**WHAT YOU WILL DO:**
Below is a listing. Return the lines from the one that contains "Generate a Python" to the one that contains "2.02, 2.14, 2.21, 2.33, 2.47, 2.60, 2.73, 2.81, 2.90]", both ends included, verbatim and with no pictures.

□ □ □ □

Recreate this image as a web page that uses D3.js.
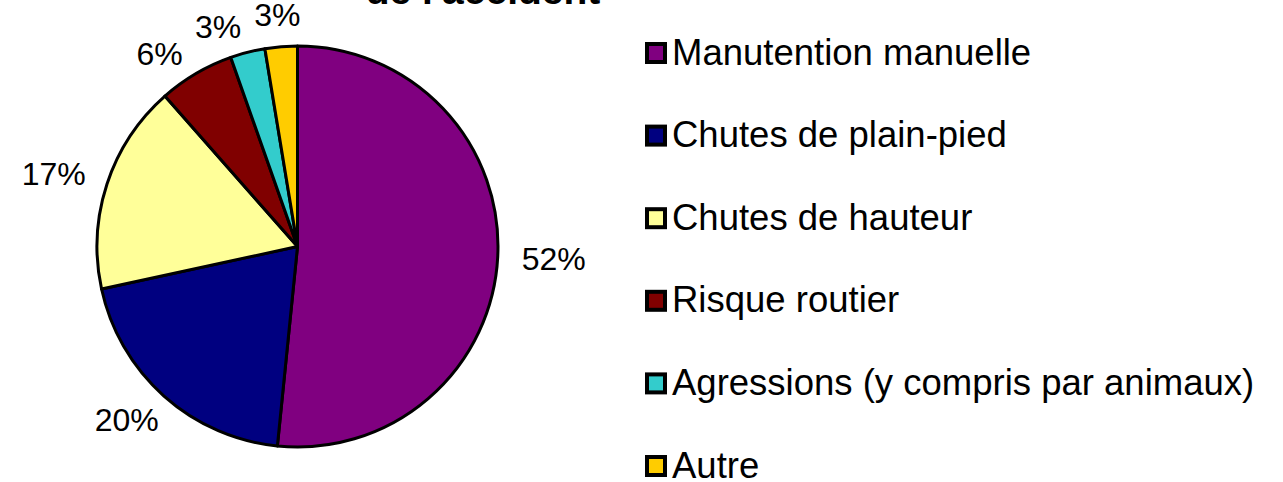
<!DOCTYPE html>
<html>
<head>
<meta charset="utf-8">
<script src="https://cdn.jsdelivr.net/npm/d3@7"></script>
<style>
  body { margin: 0; background: #fff; }
  svg { display: block; font-family: 'Liberation Sans', Arial, sans-serif; }
</style>
</head>
<body>
<div id="chart"></div>
<script>
'use strict';

// data (percent of accidents)
const categories = [
  'Manutention manuelle',
  'Chutes de plain-pied',
  'Chutes de hauteur',
  'Risque routier',
  'Agressions (y compris par animaux)',
  'Autre'
]
const shares = [51.6, 20.0, 16.9, 6.1, 2.8, 2.6]
const colors = ['#800080', '#000080', '#ffff99', '#800000', '#33cccc', '#ffcc00']
const title_line = "de l'accident"

const dims = {
  width: 1283,
  height: 482,
  cx: 297.5,
  cy: 246.5,
  radius: 200.5,
  label_gap: 24,
  legend_x: 647,
  legend_y: 53,
  legend_step: 82.6
}

const svg = d3.select('#chart')
  .append('svg')
  .attr('width', dims.width)
  .attr('height', dims.height)

// title, only its last line is inside the frame
svg.append('text')
  .attr('x', 483)
  .attr('y', 4)
  .attr('text-anchor', 'middle')
  .style('font-size', '39px')
  .style('font-weight', 'bold')
  .style('fill', '#000')
  .text(title_line)

const data = categories.map((c, i) => ({ name: c, value: shares[i], color: colors[i] }))
const total = d3.sum(shares)

const pie = d3.pie()
  .value(d => d.value)
  .sort(null)
const arcs = pie(data)

const arc = d3.arc()
  .innerRadius(0)
  .outerRadius(dims.radius)

const pie_g = svg.append('g')
  .attr('transform', `translate(${dims.cx}, ${dims.cy})`)

pie_g.selectAll('path')
  .data(arcs)
  .join('path')
  .attr('d', arc)
  .attr('fill', d => d.data.color)
  .attr('stroke', '#000')
  .attr('stroke-width', 3)
  .attr('stroke-linejoin', 'round')

// percentage labels, outside end
const labels = pie_g.selectAll('text.pct')
  .data(arcs)
  .join('text')
  .attr('class', 'pct')
  .attr('text-anchor', 'middle')
  .attr('dy', '0.36em')
  .style('font-size', '32px')
  .style('fill', '#000')
  .text(d => Math.round(d.data.value / total * 100) + '%')

const half_h = 13
const label_pos = function(angle, hw){
  const dx = Math.sin(angle)
  const dy = -Math.cos(angle)
  const d = dims.radius + dims.label_gap
  return [dx * d + hw * dx, dy * d + 8 * dy]
}

const info = arcs.map((a, i) => {
  const hw = labels.nodes()[i].getComputedTextLength() / 2
  const angle = (a.startAngle + a.endAngle) / 2
  return { hw: hw, angle: angle, pos: label_pos(angle, hw) }
})

const overlaps = function(a, b){
  return Math.abs(a.pos[0] - b.pos[0]) < a.hw + b.hw + 12 &&
    Math.abs(a.pos[1] - b.pos[1]) < 2 * half_h + 4
}

// push crowded labels back counter-clockwise
for(let i = info.length - 2; i >= 0; i--){
  let n = 0
  while(overlaps(info[i], info[i + 1]) && n < 400){
    info[i].angle -= 0.005
    info[i].pos = label_pos(info[i].angle, info[i].hw)
    n++
  }
}

labels
  .attr('x', (d, i) => info[i].pos[0])
  .attr('y', (d, i) => info[i].pos[1])

// legend
const legend = svg.append('g')
  .selectAll('g')
  .data(data)
  .join('g')
  .attr('transform', (d, i) => `translate(${dims.legend_x}, ${dims.legend_y + i * dims.legend_step})`)

legend.append('rect')
  .attr('x', 0)
  .attr('y', -9)
  .attr('width', 18)
  .attr('height', 18)
  .attr('fill', d => d.color)
  .attr('stroke', '#000')
  .attr('stroke-width', 4)

legend.append('text')
  .attr('x', 25)
  .attr('y', 11.5)
  .style('font-size', '36.5px')
  .style('fill', '#000')
  .text(d => d.name)
</script>
</body>
</html>
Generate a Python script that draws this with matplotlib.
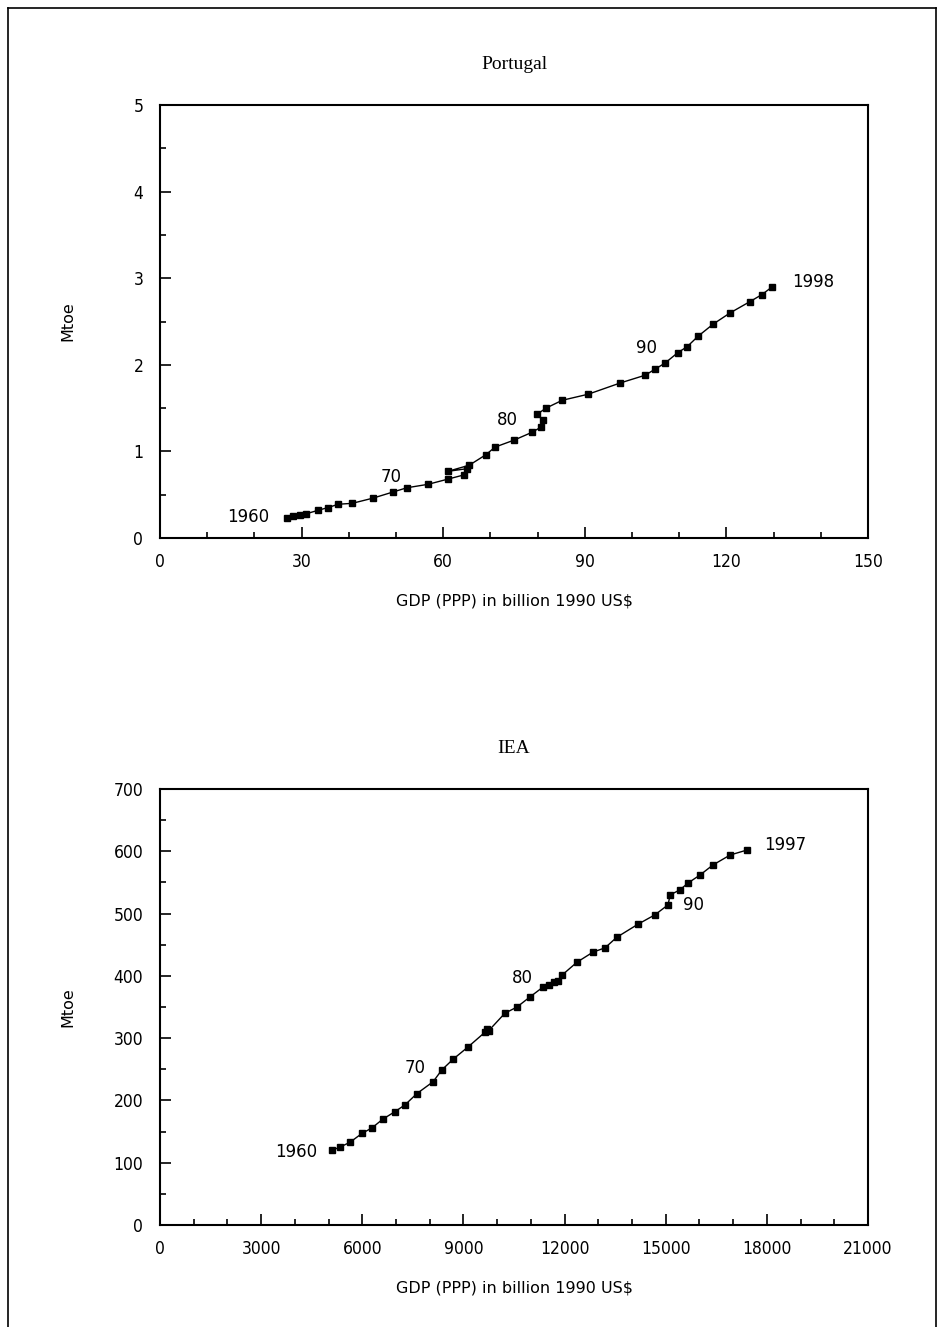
import matplotlib
matplotlib.use("Agg")
import matplotlib.pyplot as plt
from matplotlib.ticker import MultipleLocator
from matplotlib.lines import Line2D

# ---- Portugal data (1960-1998) ----
pt_years = list(range(1960, 1999))
pt_gdp = [26.9, 28.2, 29.6, 31.0, 33.5, 35.5, 37.8, 40.7, 45.1, 49.3,
          52.3, 56.8, 61.0, 64.5, 65.0, 61.0, 65.5, 69.0, 71.0, 75.0,
          78.8, 80.7, 81.1, 79.9, 81.8, 85.2, 90.7, 97.5, 102.8, 104.9,
          107.0, 109.7, 111.7, 114.0, 117.2, 120.8, 125.0, 127.5, 129.7]
pt_mtoe = [0.23, 0.25, 0.26, 0.28, 0.32, 0.35, 0.39, 0.40, 0.46, 0.53,
           0.58, 0.62, 0.68, 0.73, 0.80, 0.77, 0.84, 0.96, 1.05, 1.13,
           1.22, 1.28, 1.36, 1.43, 1.50, 1.59, 1.66, 1.79, 1.88, 1.95,
           2.02, 2.14, 2.21, 2.33, 2.47, 2.60, 2.73, 2.81, 2.90]

# ---- IEA data (1960-1997) ----
iea_years = list(range(1960, 1998))
iea_gdp = [5100, 5340, 5640, 5990, 6290, 6610, 6970, 7270, 7620, 8100,
           8360, 8690, 9140, 9650, 9700, 9750, 10230, 10590, 10970, 11360,
           11550, 11700, 11800, 11920, 12370, 12840, 13200, 13550, 14180, 14680,
           15070, 15130, 15420, 15660, 16020, 16400, 16910, 17410]
iea_mtoe = [120, 125, 133, 147, 156, 170, 182, 193, 211, 230,
            249, 266, 286, 310, 315, 312, 340, 350, 366, 382,
            386, 390, 392, 401, 422, 438, 445, 462, 483, 498,
            514, 530, 538, 549, 562, 578, 594, 602]

pt_xticks = [0, 30, 60, 90, 120, 150]
pt_yticks = [0, 1, 2, 3, 4, 5]
iea_xticks = [0, 3000, 6000, 9000, 12000, 15000, 18000, 21000]
iea_yticks = [0, 100, 200, 300, 400, 500, 600, 700]

# label texts with their placement (data coords)
pt_labels = [("1960", 18.6, 0.24), ("70", 48.9, 0.70), ("80", 73.7, 1.36),
             ("90", 103.0, 2.19), ("1998", 138.3, 2.96)]
iea_labels = [("1960", 4034, 117), ("70", 7563, 252), ("80", 10737, 397),
              ("90", 15838, 514), ("1997", 18538, 610)]

W, H = 944, 1327
fig = plt.figure(figsize=(W / 100, H / 100), dpi=100)
fig.patch.set_facecolor("white")

# outer border
for xs, ys in [([8 / W, 8 / W], [0, 1 - 8 / H]),
               ([8 / W, 936 / W], [1 - 8 / H, 1 - 8 / H]),
               ([936 / W, 936 / W], [0, 1 - 8 / H])]:
    fig.add_artist(Line2D(xs, ys, color="black", lw=1.2, transform=fig.transFigure))

font = "DejaVu Sans"
tfont = "Liberation Serif"


def setup(ax, xticks, yticks, xminor, yminor, title):
    ax.set_xlim(xticks[0], xticks[-1])
    ax.set_ylim(yticks[0], yticks[-1])
    ax.set_xticks(xticks)
    ax.set_yticks(yticks)
    ax.xaxis.set_minor_locator(MultipleLocator(xminor))
    ax.yaxis.set_minor_locator(MultipleLocator(yminor))
    ax.tick_params(which="both", direction="in", top=False, right=False,
                   width=1.2, labelsize=12.5)
    ax.tick_params(which="major", length=8)
    ax.tick_params(which="minor", length=4)
    ax.tick_params(axis="x", pad=11)
    ax.tick_params(axis="y", pad=12)
    for lab in ax.get_xticklabels() + ax.get_yticklabels():
        lab.set_fontfamily(font)
        lab.set_stretch("condensed")
    for s in ax.spines.values():
        s.set_linewidth(1.5)
    ax.set_xlabel("GDP (PPP) in billion 1990 US$", fontsize=11.5, family=font, labelpad=16)
    ax.set_ylabel("Mtoe", fontsize=11.5, family=font)
    ax.yaxis.set_label_coords(-0.12, 0.5)
    ax.set_title(title, fontsize=14, family=tfont, pad=26)


ax1 = fig.add_axes([160 / W, 1 - 538 / H, 708 / W, 433 / H])
ax1.plot(pt_gdp, pt_mtoe, color="black", lw=1.0, marker="s", markersize=4.5)
setup(ax1, pt_xticks, pt_yticks, 10, 0.5, "Portugal")
for t, x, y in pt_labels:
    ax1.text(x, y, t, ha="center", va="center", fontsize=12, family=font)

ax2 = fig.add_axes([160 / W, 1 - 1225 / H, 708 / W, 436 / H])
ax2.plot(iea_gdp, iea_mtoe, color="black", lw=1.0, marker="s", markersize=4.5)
setup(ax2, iea_xticks, iea_yticks, 1000, 50, "IEA")
for t, x, y in iea_labels:
    ax2.text(x, y, t, ha="center", va="center", fontsize=12, family=font)

fig.savefig("out.png", dpi=100, facecolor="white")
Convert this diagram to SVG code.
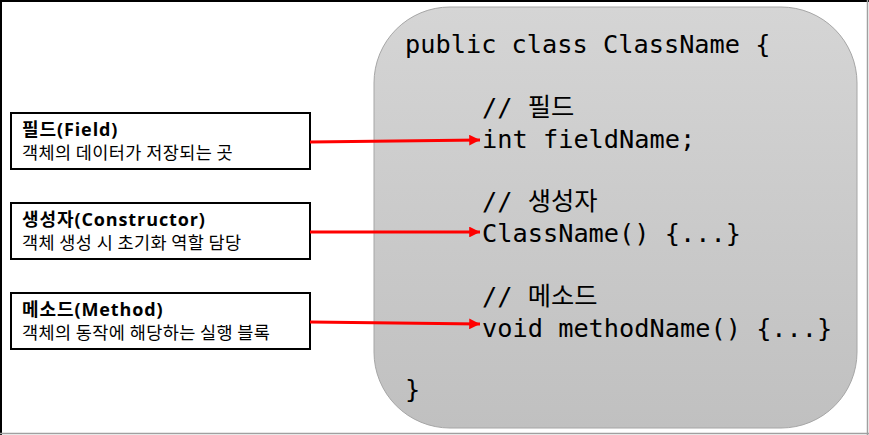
<svg xmlns="http://www.w3.org/2000/svg" width="869" height="435" viewBox="0 0 869 435">
<style>
.box{fill:#fff;stroke:#000;stroke-width:2}
.title{font-family:"Open Sans","Noto Sans CJK KR",sans-serif;font-weight:bold;font-size:18px;letter-spacing:0.9px;fill:#000}
.sub{font-family:"Noto Sans CJK KR","Liberation Sans",sans-serif;font-size:17.5px;letter-spacing:0.4px;fill:#000}
.code{font-family:"DejaVu Sans Mono","Noto Sans CJK KR",monospace;font-size:25.3px;fill:#000}
.arrow{stroke:#ff0000;stroke-width:3;fill:none;marker-end:url(#ah)}
</style>
<defs>
<linearGradient id="g" x1="0" y1="0" x2="0" y2="1">
<stop offset="0" stop-color="#d5d5d5"/>
<stop offset="1" stop-color="#c0c0c0"/>
</linearGradient>
<marker id="ah" viewBox="0 0 10 10" refX="10" refY="5" markerWidth="4.2" markerHeight="3.6" orient="auto" markerUnits="strokeWidth">
<path d="M0,0 L10,5 L0,10 z" fill="#ff0000"/>
</marker>
</defs>
<rect width="869" height="435" fill="#fff"/>
<line x1="0" y1="1" x2="869" y2="1" stroke="#000" stroke-width="2"/>
<line x1="1" y1="0" x2="1" y2="435" stroke="#000" stroke-width="2"/>
<line x1="0" y1="433.5" x2="869" y2="433.5" stroke="#a0a0a0" stroke-width="1.5"/>
<line x1="867.5" y1="0" x2="867.5" y2="435" stroke="#a0a0a0" stroke-width="1.5"/>
<g id="classbox">
<rect x="374" y="7" width="483" height="421" rx="76" ry="76" fill="url(#g)" stroke="#a6a6a6" stroke-width="1"/>
<text class="code" x="405" y="53">public class ClassName {</text>
<text class="code" x="482" y="116">// 필드</text>
<text class="code" x="482" y="148">int fieldName;</text>
<text class="code" x="482" y="210">// 생성자</text>
<text class="code" x="482" y="242">ClassName() {...}</text>
<text class="code" x="482" y="305">// 메소드</text>
<text class="code" x="482" y="337">void methodName() {...}</text>
<text class="code" x="405" y="398">}</text>
</g>
<g id="field">
<rect class="box" x="11" y="113" width="299" height="56"/>
<text class="title" x="22" y="136">필드(Field)</text>
<text class="sub" x="22" y="159">객체의 데이터가 저장되는 곳</text>
</g>
<g id="constructor">
<rect class="box" x="11" y="203" width="299" height="56"/>
<text class="title" x="22" y="226">생성자(Constructor)</text>
<text class="sub" x="22" y="249">객체 생성 시 초기화 역할 담당</text>
</g>
<g id="method">
<rect class="box" x="11" y="293" width="299" height="56"/>
<text class="title" x="22" y="316">메소드(Method)</text>
<text class="sub" x="22" y="339">객체의 동작에 해당하는 실행 블록</text>
</g>
<g id="connectors">
<line class="arrow" x1="310" y1="142" x2="480" y2="140"/>
<line class="arrow" x1="310" y1="232" x2="480" y2="232"/>
<line class="arrow" x1="310" y1="322" x2="480" y2="324"/>
</g>
</svg>
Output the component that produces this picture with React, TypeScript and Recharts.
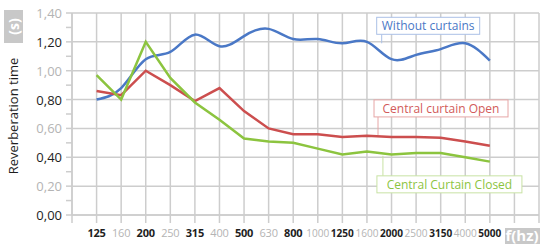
import { CartesianGrid, Line, LineChart, ReferenceDot, XAxis, YAxis } from 'recharts'

const FREQS = ['125', '160', '200', '250', '315', '400', '500', '630', '800', '1000', '1250', '1600', '2000', '2500', '3150', '4000', '5000']
const MAJOR_FREQS = ['125', '200', '315', '500', '800', '1250', '2000', '3150', '5000']
const WITHOUT_CURTAINS = [0.8, 0.88, 1.08, 1.13, 1.25, 1.17, 1.24, 1.29, 1.22, 1.22, 1.19, 1.2, 1.08, 1.11, 1.15, 1.19, 1.07]
const CURTAIN_OPEN = [0.86, 0.83, 1.0, 0.9, 0.79, 0.88, 0.72, 0.6, 0.56, 0.56, 0.54, 0.55, 0.54, 0.54, 0.535, 0.51, 0.48]
const CURTAIN_CLOSED = [0.97, 0.8, 1.2, 0.95, 0.78, 0.66, 0.53, 0.51, 0.5, 0.46, 0.42, 0.44, 0.42, 0.43, 0.43, 0.4, 0.37]
const Y_TICKS = [0, 0.1, 0.2, 0.3, 0.4, 0.5, 0.6, 0.7, 0.8, 0.9, 1.0, 1.1, 1.2, 1.3, 1.4]
const Y_GRID = [0, 0.2, 0.4, 0.6, 0.8, 1.0, 1.2, 1.4]
const Y_DARK = [0, 0.4, 0.8, 1.2]
const X_SLOTS = [-1, 0, 1, 2, 3, 4, 5, 6, 7, 8, 9, 10, 11, 12, 13, 14, 15, 16, 17, 18]

const BLUE = '#4a78c6'
const RED = '#cc4e4e'
const GREEN = '#8cc43f'
const GRID = '#cdcdcd'
const FONT = '"Open Sans", sans-serif'

const data = FREQS.map((f, i) => ({
  i,
  freq: f,
  without: WITHOUT_CURTAINS[i],
  open: CURTAIN_OPEN[i],
  closed: CURTAIN_CLOSED[i],
}))

function XTick({ x, y, payload }: any) {
  const label = FREQS[payload.value]
  if (!label) return null
  const major = MAJOR_FREQS.includes(label)
  const long = label.length > 3
  // four-digit labels are squeezed into the slot, like the original
  const squeeze = long ? { textLength: 23, lengthAdjust: 'spacingAndGlyphs' } : {}
  return (
    <text
      x={x}
      y={y + 12}
      textAnchor="middle"
      fontFamily={FONT}
      fontSize={long ? 10.5 : 11}
      letterSpacing={long ? 0 : -0.2}
      fontWeight={major ? 700 : 400}
      fill={major ? '#1e1e1e' : '#b4b4b4'}
      {...squeeze}
    >
      {label}
    </text>
  )
}

function YTick({ x, y, payload }: any) {
  const v = Math.round(payload.value * 10) / 10
  if (!Y_GRID.some((g) => Math.abs(g - v) < 1e-6)) return null
  const dark = Y_DARK.some((g) => Math.abs(g - v) < 1e-6)
  return (
    <text
      x={x - 2}
      y={y + 5}
      textAnchor="end"
      fontFamily={FONT}
      fontSize={13}
      fill={dark ? '#1e1e1e' : '#b4b4b4'}
    >
      {v.toFixed(2).replace('.', ',')}
    </text>
  )
}

function callout(text: string, color: string, border: string, dx: number, dy: number, w: number) {
  return ({ cx, cy }: any) => {
    const top = cy + dy
    const boxBottom = top + 17
    const lineEnd = dy < 0 ? boxBottom : top
    return (
      <g>
        <line x1={cx} y1={cy} x2={cx} y2={lineEnd} stroke={border} strokeWidth={1} />
        <rect x={cx + dx} y={top} width={w} height={17} fill="#fff" stroke={border} strokeWidth={1} />
        <text x={cx + dx + w / 2} y={top + 13} textAnchor="middle" fontFamily={FONT} fontSize={12} fill={color}>
          {text}
        </text>
      </g>
    )
  }
}

export default function App() {
  return (
    <div style={{ position: 'absolute', left: 0, top: 0, width: 540, height: 244, background: '#fff' }}>
      <LineChart width={540} height={244} data={data} margin={{ top: 13, right: 1, bottom: 0, left: 0 }}>
        <CartesianGrid stroke={GRID} strokeWidth={1.5} horizontalValues={Y_GRID} verticalValues={X_SLOTS} />
        <XAxis
          dataKey="i"
          type="number"
          domain={[-1, 18]}
          ticks={X_SLOTS}
          interval={0}
          height={29}
          tickSize={8}
          axisLine={{ stroke: GRID, strokeWidth: 1.5 }}
          tickLine={{ stroke: GRID, strokeWidth: 1.5 }}
          tick={<XTick />}
        />
        <YAxis
          type="number"
          domain={[0, 1.4]}
          ticks={Y_TICKS}
          interval={0}
          width={72}
          tickSize={6}
          axisLine={{ stroke: GRID, strokeWidth: 1.5 }}
          tickLine={{ stroke: GRID, strokeWidth: 1.5 }}
          tick={<YTick />}
        />
        <Line type="natural" dataKey="without" stroke={BLUE} strokeWidth={2.5} dot={false} isAnimationActive={false} />
        <Line type="linear" dataKey="open" stroke={RED} strokeWidth={2.5} dot={false} isAnimationActive={false} />
        <Line type="linear" dataKey="closed" stroke={GREEN} strokeWidth={2.5} dot={false} isAnimationActive={false} />
        <ReferenceDot x={11.6} y={1.19} r={0} shape={callout('Without curtains', BLUE, '#abc0e6', -5, -26, 103)} />
        <ReferenceDot x={11.45} y={0.555} r={0} shape={callout('Central curtain Open', '#d25a5a', '#e6a6a6', -4, -35, 134)} />
        <ReferenceDot x={11.65} y={0.41} r={0} shape={callout('Central Curtain Closed', GREEN, '#c8e2a4', -6, 20, 145)} />
      </LineChart>
      <svg width={540} height={244} style={{ position: 'absolute', left: 0, top: 0, pointerEvents: 'none' }}>
        <rect x={4} y={10} width={19} height={33} fill="#c8c8c8" />
        <text
          x={13.5}
          y={26.5}
          transform="rotate(-90 13.5 26.5)"
          textAnchor="middle"
          dominantBaseline="central"
          fontFamily={FONT}
          fontWeight={700}
          fontSize={14}
          fill="#fff"
        >
          (s)
        </text>
        <text
          x={13}
          y={116}
          transform="rotate(-90 13 116)"
          textAnchor="middle"
          dominantBaseline="central"
          fontFamily={FONT}
          fontSize={13}
          fill="#1e1e1e"
        >
          Reverberation time
        </text>
        <rect x={505} y={228} width={35} height={16} fill="#c8c8c8" />
        <text x={522} y={241} textAnchor="middle" fontFamily={FONT} fontWeight={700} fontSize={15} fill="#fff">
          f(hz)
        </text>
      </svg>
    </div>
  )
}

□ □ □ □

**ANSWER FOR THE TASK:**
Generate a Python script that draws this with matplotlib.
import matplotlib
matplotlib.use("Agg")
import matplotlib.pyplot as plt
from matplotlib.ticker import MultipleLocator
from matplotlib.lines import Line2D

# ---- Portugal data (1960-1998) ----
pt_years = list(range(1960, 1999))
pt_gdp = [26.9, 28.2, 29.6, 31.0, 33.5, 35.5, 37.8, 40.7, 45.1, 49.3,
          52.3, 56.8, 61.0, 64.5, 65.0, 61.0, 65.5, 69.0, 71.0, 75.0,
          78.8, 80.7, 81.1, 79.9, 81.8, 85.2, 90.7, 97.5, 102.8, 104.9,
          107.0, 109.7, 111.7, 114.0, 117.2, 120.8, 125.0, 127.5, 129.7]
pt_mtoe = [0.23, 0.25, 0.26, 0.28, 0.32, 0.35, 0.39, 0.40, 0.46, 0.53,
           0.58, 0.62, 0.68, 0.73, 0.80, 0.77, 0.84, 0.96, 1.05, 1.13,
           1.22, 1.28, 1.36, 1.43, 1.50, 1.59, 1.66, 1.79, 1.88, 1.95,
           2.02, 2.14, 2.21, 2.33, 2.47, 2.60, 2.73, 2.81, 2.90]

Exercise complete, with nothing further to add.